Né sous le patronage d’un prête, les adversaires commencèrent à surnommer le club los Cuervos car les corbeaux avaient une robe noire, similaire à la soutane que portaient les prêtes. Evidemment ce terme était utilisé dans un sens péjoratif, l’oiseau véhiculant une image de nuisible. Mais les supporteurs de San Lorenzo se l’approprièrent et il est devenu depuis un des surnoms populaires du club.
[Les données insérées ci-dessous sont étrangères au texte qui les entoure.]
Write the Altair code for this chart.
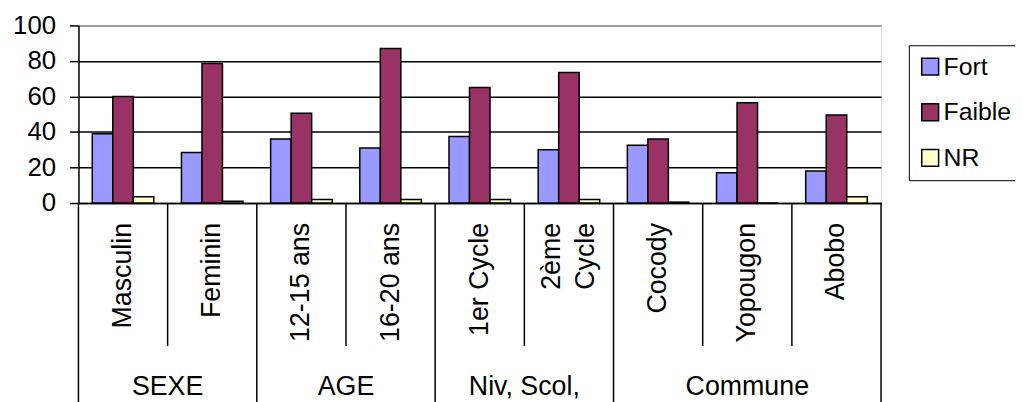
import altair as alt
import pandas as pd

categories = ["Masculin", "Feminin", "12-15 ans", "16-20 ans", "1er Cycle",
              "2ème\nCycle", "Cocody", "Yopougon", "Abobo"]
groups = ["SEXE", "AGE", "Niv, Scol,", "Commune"]
group_sizes = [2, 2, 2, 3]
series = ["Fort", "Faible", "NR"]
fort = [39, 28.5, 36, 31, 37.5, 30, 32.5, 17, 18]
faible = [60, 78.5, 50.5, 87, 65, 73.5, 36, 56.5, 49.5]
nr = [3.5, 1, 2, 2, 2, 2, 0.5, 0, 3.5]
colors = ["#9999FF", "#993366", "#FFFFCC"]
y_ticks = [0, 20, 40, 60, 80, 100]

rows = []
for i, c in enumerate(categories):
    for s, vals in zip(series, [fort, faible, nr]):
        rows.append({"cat": c, "serie": s, "value": vals[i]})
bars_df = pd.DataFrame(rows)

cat_df = pd.DataFrame({"label": categories, "pos": [i + 0.5 for i in range(len(categories))]})
cat_df["multi"] = cat_df["label"].str.contains("\n")
single_df = cat_df[~cat_df["multi"]]
multi_df = cat_df[cat_df["multi"]]

inner, outer, gcent = [], [0], []
start = 0
for g, n in zip(groups, group_sizes):
    for k in range(1, n):
        inner.append(start + k)
    gcent.append(start + n / 2)
    start += n
    outer.append(start)
inner_df = pd.DataFrame({"pos": inner})
outer_df = pd.DataFrame({"pos": outer})
group_df = pd.DataFrame({"label": groups, "pos": gcent})

W, H = 809, 179
FONT = "Liberation Sans"
FS = 27
LH = 34
qx = alt.Scale(domain=[0, len(categories)], nice=False, zero=False)

bars = alt.Chart(bars_df).mark_bar(stroke="black", strokeWidth=1.5).encode(
    x=alt.X("cat:N", sort=categories,
            scale=alt.Scale(paddingInner=0.31, paddingOuter=0.155),
            axis=alt.Axis(labels=False, ticks=False, title=None,
                          domainColor="black", domainWidth=1.5)),
    xOffset=alt.XOffset("serie:N", sort=series,
                        scale=alt.Scale(paddingInner=0, paddingOuter=0)),
    y=alt.Y("value:Q", scale=alt.Scale(domain=[0, 100], nice=False),
            axis=alt.Axis(values=y_ticks, title=None, labelFontSize=26,
                          labelColor="black", labelFont=FONT,
                          tickColor="black", tickSize=9, tickWidth=1.5,
                          domainColor="black", domainWidth=1.5,
                          labelPadding=14, grid=True,
                          gridColor={"condition": {"test": "datum.value === 100", "value": "#808080"},
                                     "value": "black"},
                          gridWidth=1.5)),
    color=alt.Color("serie:N", sort=series,
                    scale=alt.Scale(domain=series, range=colors),
                    legend=alt.Legend(title=None, orient="none", legendX=837, legendY=20,
                                      direction="vertical",
                                      strokeColor="black", fillColor="white",
                                      padding=9, symbolType="square", symbolSize=289,
                                      symbolStrokeColor="black", symbolStrokeWidth=1.5,
                                      labelFontSize=25, labelFont=FONT, labelColor="black",
                                      labelOffset=1, rowPadding=20)),
)

inner_rules = alt.Chart(inner_df).mark_rule(color="black", strokeWidth=1.5).encode(
    x=alt.X("pos:Q", scale=qx, axis=None),
    y=alt.value(H), y2=alt.value(H + 144),
)
outer_rules = alt.Chart(outer_df).mark_rule(color="black", strokeWidth=1.5).encode(
    x=alt.X("pos:Q", scale=qx, axis=None),
    y=alt.value(H), y2=alt.value(H + 220),
)
cat_text = alt.Chart(single_df).mark_text(angle=270, align="right", baseline="middle",
                                          fontSize=FS, font=FONT, color="black").encode(
    x=alt.X("pos:Q", scale=qx, axis=None),
    y=alt.value(H + 20),
    text="label:N",
)
cat_text_multi = alt.Chart(multi_df).mark_text(angle=270, align="right", baseline="middle",
                                               fontSize=FS, font=FONT, color="black",
                                               lineBreak="\n", lineHeight=LH, dy=-LH / 2).encode(
    x=alt.X("pos:Q", scale=qx, axis=None),
    y=alt.value(H + 20),
    text="label:N",
)
group_text = alt.Chart(group_df).mark_text(align="center", baseline="middle",
                                           fontSize=FS, font=FONT, color="black").encode(
    x=alt.X("pos:Q", scale=qx, axis=None),
    y=alt.value(H + 186),
    text="label:N",
)

chart = alt.layer(bars, inner_rules, outer_rules, cat_text, cat_text_multi, group_text).resolve_scale(
    x="independent"
).properties(
    width=W, height=H,
    autosize=alt.AutoSizeParams(type="none"),
    padding={"left": 71, "top": 16, "right": 135, "bottom": 199},
    background="white",
).configure_view(
    stroke="#808080", strokeWidth=1.5, fill="#C0C0C0"
).configure(font=FONT)

chart.save("out.html", embed_options={"renderer": "svg", "actions": False})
#47 – CA San Lorenzo : el Ciclón

Le club est surnommé le cyclone. Il existe deux versions à ce surnom. La plus répandue veut qu’il fut créé par le journaliste Hugo Marini en 1932. Alors que les réseaux sociaux et télévision n’existaient pas et que la radio en était encore à ses premiers balbutiements, la presse écrite disposait d’un immense pouvoir pour accompagner l’explosion de la popularité du football en Argentine. Par ses chroniques drôles et hyperboliques, Hugo Marini, journaliste à « Crítica », en fut l’un des plus importants représentants et surtout inventa et immortalisa un grand nombre d’expressions populaires et surnoms pour le ballon rond. Il est à l’origine de « douzième homme » et des surnoms entre autre “Millonarios” pour River, “Los Gauchos de Boedo” pour San Lorenzo et “El Fortín” pour Velez. A l’origine de la création du championnat professionnel au début des années 1930, San Lorenzo en était l’un des principaux protagonistes et produisait un superbe football offensif, basé sur le mouvement et la vitesse. Pour souligner ce style de jeu et les nombreuses raclées affligées par San Lorenzo à ses adversaires, Marini utilisa le terme ciclón.
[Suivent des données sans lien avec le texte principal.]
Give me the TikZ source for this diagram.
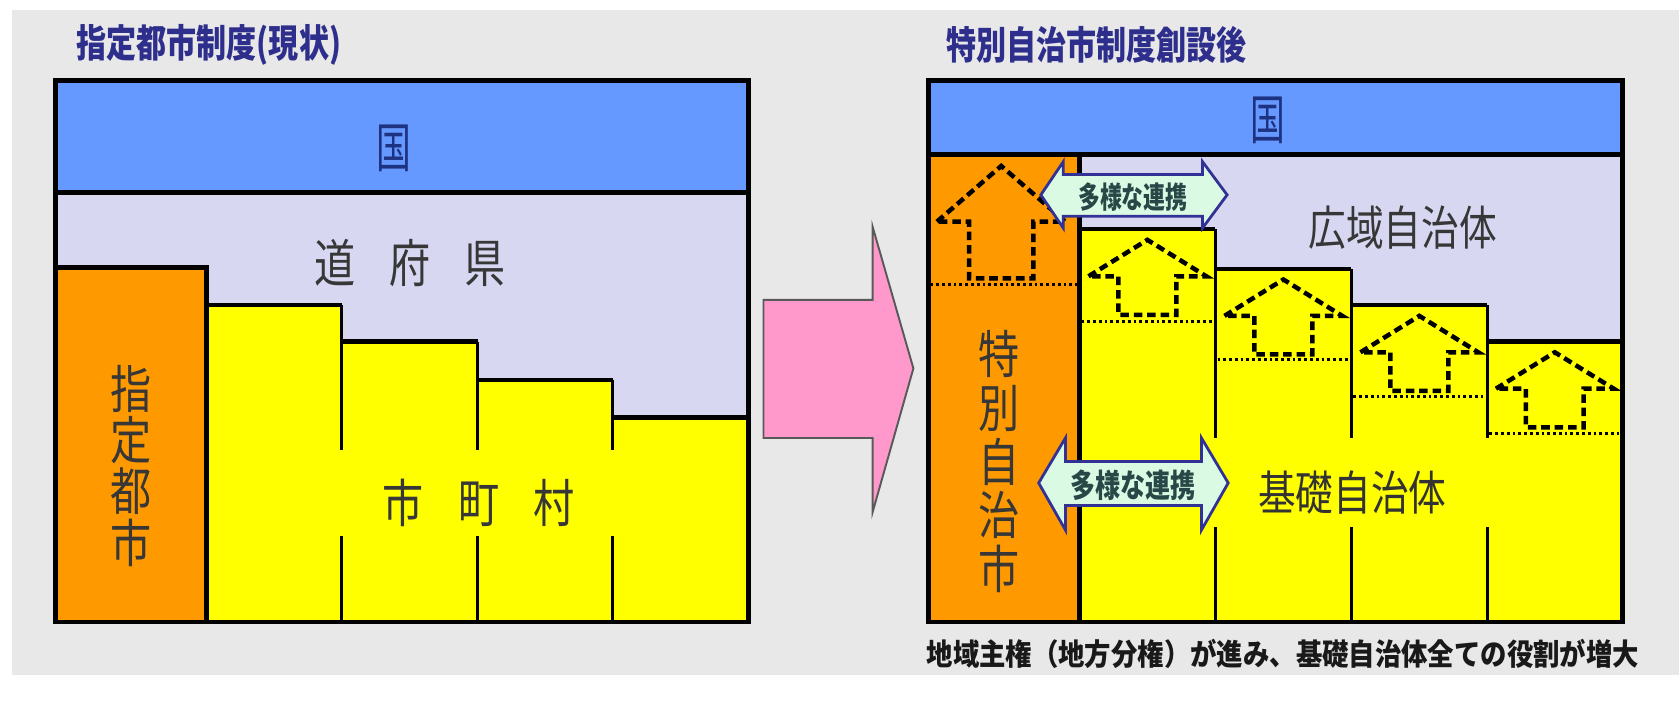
\documentclass[tikz,border=0pt]{standalone}
\usepackage{fontspec}
\setmainfont{Noto Sans CJK JP}
\definecolor{bandblue}{RGB}{102,153,255}
\definecolor{lav}{RGB}{215,215,242}
\definecolor{org}{RGB}{255,153,0}
\definecolor{yel}{RGB}{255,255,0}
\definecolor{pinkc}{RGB}{255,153,204}
\definecolor{panel}{RGB}{232,232,232}
\definecolor{navy}{RGB}{46,46,140}
\definecolor{kuni}{RGB}{30,50,130}
\definecolor{mint}{RGB}{218,250,228}
\definecolor{arrowedge}{RGB}{50,50,150}
\definecolor{linktxt}{RGB}{40,72,72}
\definecolor{labelgray}{RGB}{55,55,55}
\newcommand\narrowtxt[2]{\scalebox{#1}[1]{#2}}
\newcommand\dashup[6]{% cx, tipy, halfhead, headbase, halfshaft, shaftbottom
  \draw[dasharrow] (#1-#3,#4) -- (#1,#2) -- (#1+#3,#4) -- (#1+#5,#4) -- (#1+#5,#6) -- (#1-#5,#6) -- (#1-#5,#4) -- cycle;}
\begin{document}
\begin{tikzpicture}[x=1pt,y=-1pt,
  outline/.style={draw=black, line width=4.2pt, line join=miter},
  divider/.style={draw=black, line width=3pt},
  bandline/.style={draw=black, line width=5pt},
  dasharrow/.style={draw=black, line width=4.2pt, dash pattern=on 8pt off 4.5pt, line join=miter},
  dotline/.style={draw=black, line width=2.6pt, dash pattern=on 2.6pt off 2.8pt},
  link/.style={fill=mint, draw=arrowedge, line width=2.6pt, line join=miter},
  pinkarrow/.style={fill=pinkc, draw=black!65, line width=1.8pt, line join=miter},
  titletxt/.style={font=\fontsize{36}{36}\selectfont\bfseries, text=navy, inner sep=0pt},
  kunitxt/.style={font=\fontsize{50}{50}\selectfont, text=kuni, inner sep=0pt},
  biglabel/.style={font=\fontsize{48}{48}\selectfont, text=labelgray, inner sep=0pt, align=center},
  midlabel/.style={font=\fontsize{44}{44}\selectfont, text=labelgray, inner sep=0pt},
  linklabel/.style={font=\fontsize{28}{28}\selectfont\bfseries, text=linktxt, inner sep=0pt},
  captiontxt/.style={font=\fontsize{28}{28}\selectfont\bfseries, text=black!90, inner sep=0pt}
]
\useasboundingbox (0,0) rectangle (1568,657);
\fill[white] (0,0) rectangle (1568,657);
\fill[panel] (11,9) rectangle (1568,630);

% ---------- left diagram ----------
\fill[lav] (52,75) rectangle (699,581);
\fill[bandblue] (52,75) rectangle (699,180);
\fill[org] (52,250) rectangle (193,581);
\fill[yel] (193,285) -- (319,285) -- (319,319) -- (446,319) -- (446,355) -- (572,355) -- (572,390) -- (699,390) -- (699,581) -- (193,581) -- cycle;
\draw[outline] (52,250) -- (193,250) -- (193,581);
\draw[outline] (193,285) -- (319,285);
\draw[outline] (319,319) -- (446,319);
\draw[outline] (446,355) -- (572,355);
\draw[outline] (572,390) -- (699,390);
\draw[divider] (319,285) -- (319,420) (319,501) -- (319,581);
\draw[divider] (446,319) -- (446,420) (446,501) -- (446,581);
\draw[divider] (572,355) -- (572,420) (572,501) -- (572,581);
\draw[bandline] (52,180) -- (699,180);
\draw[outline] (52,75) rectangle (699,581);

% ---------- pink arrow ----------
\draw[pinkarrow] (713,280) -- (815,280) -- (815,212) -- (853,344) -- (815,478) -- (815,409) -- (713,409) -- cycle;

% ---------- right diagram ----------
\fill[lav] (867,75) rectangle (1515,581);
\fill[bandblue] (867,75) rectangle (1515,144);
\fill[org] (867,144) rectangle (1008,581);
\fill[yel] (1008,214) -- (1135,214) -- (1135,251) -- (1262,251) -- (1262,285) -- (1389,285) -- (1389,319) -- (1515,319) -- (1515,581) -- (1008,581) -- cycle;
\draw[outline] (1008,144) -- (1008,581);
\draw[outline] (1008,214) -- (1135,214);
\draw[outline] (1135,251) -- (1262,251);
\draw[outline] (1262,285) -- (1389,285);
\draw[outline] (1389,319) -- (1515,319);
\draw[divider] (1135,214) -- (1135,409) (1135,492) -- (1135,581);
\draw[divider] (1262,251) -- (1262,409) (1262,492) -- (1262,581);
\draw[divider] (1389,285) -- (1389,409) (1389,492) -- (1389,581);

% dotted levels
\draw[dotline] (869,266) -- (1006,266);
\draw[dotline] (1010,300) -- (1133,300);
\draw[dotline] (1137,336) -- (1260,336);
\draw[dotline] (1264,370) -- (1387,370);
\draw[dotline] (1391,405) -- (1513,405);

% dashed up arrows
\dashup{935}{155}{60}{207}{30}{260}
\dashup{1071.5}{224}{55}{258}{27}{294}
\dashup{1198.5}{261}{55}{295}{27}{331}
\dashup{1325.5}{295}{55}{329}{27}{365}
\dashup{1452}{329}{55}{363}{27}{399}

\draw[bandline] (867,144) -- (1515,144);
\draw[outline] (867,75) rectangle (1515,581);

% double arrows
\draw[link] (972,182) -- (993,151) -- (993,163) -- (1123,163) -- (1123,151) -- (1146,182) -- (1123,213) -- (1123,202) -- (993,202) -- (993,213) -- cycle;
\draw[link] (970,451) -- (995,409) -- (995,431) -- (1122,431) -- (1122,409) -- (1147,451) -- (1122,495) -- (1122,472) -- (995,472) -- (995,495) -- cycle;

% ---------- texts ----------
\node[titletxt] (ltitle) at (195,42) {\narrowtxt{0.78}{指定都市制度(現状)}};
\node[titletxt] (rtitle) at (1024,42) {\narrowtxt{0.78}{特別自治市制度創設後}};
\node[kunitxt] (lkuni) at (368,139) {\narrowtxt{0.65}{国}};
\node[kunitxt] (rkuni) at (1184,112) {\narrowtxt{0.65}{国}};
\node[biglabel] (dofuken) at (383,246) {\narrowtxt{0.8}{道\hspace{40pt}府\hspace{40pt}県}};
\node[biglabel] (shichoson) at (447,470) {\narrowtxt{0.8}{市\hspace{40pt}町\hspace{40pt}村}};
\node[biglabel] (shitei) at (122,435) {\narrowtxt{0.8}{指}\\\narrowtxt{0.8}{定}\\\narrowtxt{0.8}{都}\\\narrowtxt{0.8}{市}};
\node[biglabel, font=\fontsize{48}{50}\selectfont] (tokubetsu) at (933,431) {\narrowtxt{0.8}{特}\\\narrowtxt{0.8}{別}\\\narrowtxt{0.8}{自}\\\narrowtxt{0.8}{治}\\\narrowtxt{0.8}{市}};
\node[midlabel] (koiki) at (1310,213) {\narrowtxt{0.8}{広域自治体}};
\node[midlabel, text=black!80] (kiso) at (1263,460) {\narrowtxt{0.8}{基礎自治体}};
\node[linklabel] (link1) at (1058,184) {\narrowtxt{0.73}{多様な連携}};
\node[linklabel, font=\fontsize{30}{30}\selectfont\bfseries] (link2) at (1058,453) {\narrowtxt{0.78}{多様な連携}};
\node[captiontxt] (caption) at (1198,611) {\narrowtxt{0.88}{地域主権（地方分権）が進み、基礎自治体全ての役割が増大}};
\end{tikzpicture}
\end{document}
L’autre version s’attache au principal rival du CA San Lorenzo, le CA Huracán. Les deux clubs sont les représentants des quartiers sud du centre ville de Buenos Aires. Issu en 1908 de la réunion d’une association de jeunes du quartier voisin de Nueva Pompeya et d’étudiants du Colegio San Martín, du Parque Patricios, Huracán s’établit dans ce dernier quartier pour en devenir aujourd’hui le symbole sportif. Légèrement au Nord du Parque Patricio, la même année (1908), sous l’impulsion d’un prêtre, des jeunes des quartiers limitrophes de Caballito et Almagro fondèrent le CA San Lorenzo. Almagro accueillit leur stade El Gasómetro jusqu’en 1979 et aujourd’hui, de nombreuses installations et bureaux du club s’y situent toujours. Cette rivalité géographique donne lieu au célèbre derby du clásico porteño et les deux clubs et leurs supporteurs construisirent leurs identités aussi au travers de cet affrontement. Résultat, les supporteurs de San Lorenzo baptisèrent leur club « cyclone » pour embêter et surclasser leur rivaux d’Huracan, qui signifie ouragan. Dans leur imaginaire, un cyclone était plus violent qu’un ouragan. Pourtant, d’après les météorologues, un typhon, un cyclone et un ouragan correspondent à seule et même réalité météorologique : un phénomène tourbillonnaire des régions tropicales accompagné de vents violent. Simplement, en fonction de leur emplacement géographique, le phénomène prend un nom différent.